Moore ran for re-election in 1998. He was challenged by Democrat Kent Bernbeck, a petition activist who managed campaigns to defeat Nebraska Supreme Court Justice David Lanphier and enact term limits in 1996, and Libertarian Michaelle Miller, a college student. Moore was re-elected in a landslide, winning 65 percent of the vote to Bernbeck's 28 percent and Miller's 7 percent.

==2000 U.S. Senate campaign==
After initially announcing that he would seek a third term in the U.S. Senate, Democratic Senator Bob Kerrey announced that he would not run for re-election in 2000, which prompted other candidates to enter the race, including former Governor Ben Nelson. Moore announced on February 1, 2000, that he would join the Republican primary to succeed Kerrey.

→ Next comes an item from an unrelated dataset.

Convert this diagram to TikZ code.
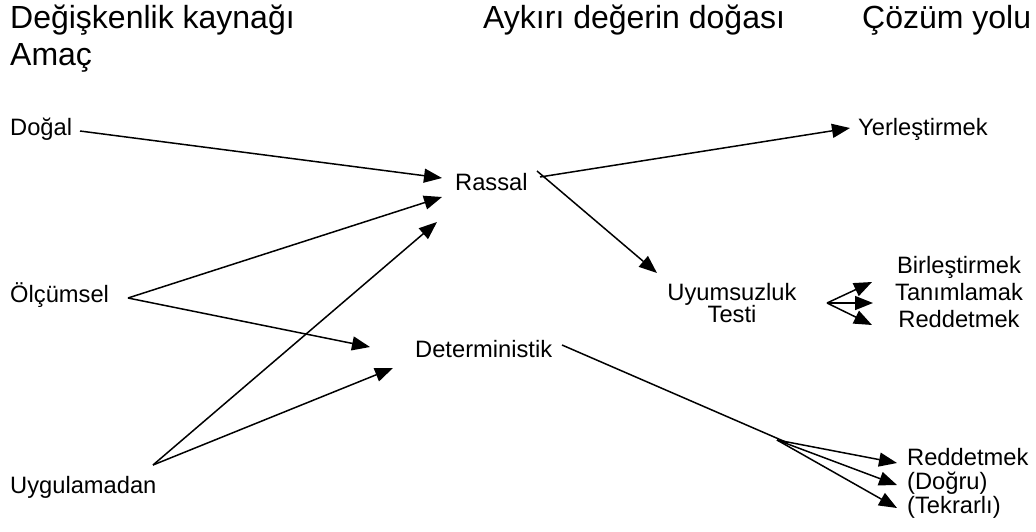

Though Moore argued that he was the best candidate to take on Nelson in the general election, observers viewed him as an underdog against Attorney General Don Stenberg, who polled ahead of Moore and his other opponents and raised more money than them. Moore ultimately lost to Stenberg by a wide margin, winning 22 percent of the vote to Stenberg's 50 percent.

==Union Pacific==
On November 9, 2000, Moore announced that he would resign from office to serve as the Director of Government Affairs for Union Pacific Railroad. Moore left office on December 18, 2000, after the certification of Nebraska's electors for the presidential election, and was succeeded by John A. Gale.

Moore retired from Union Pacific in 2023.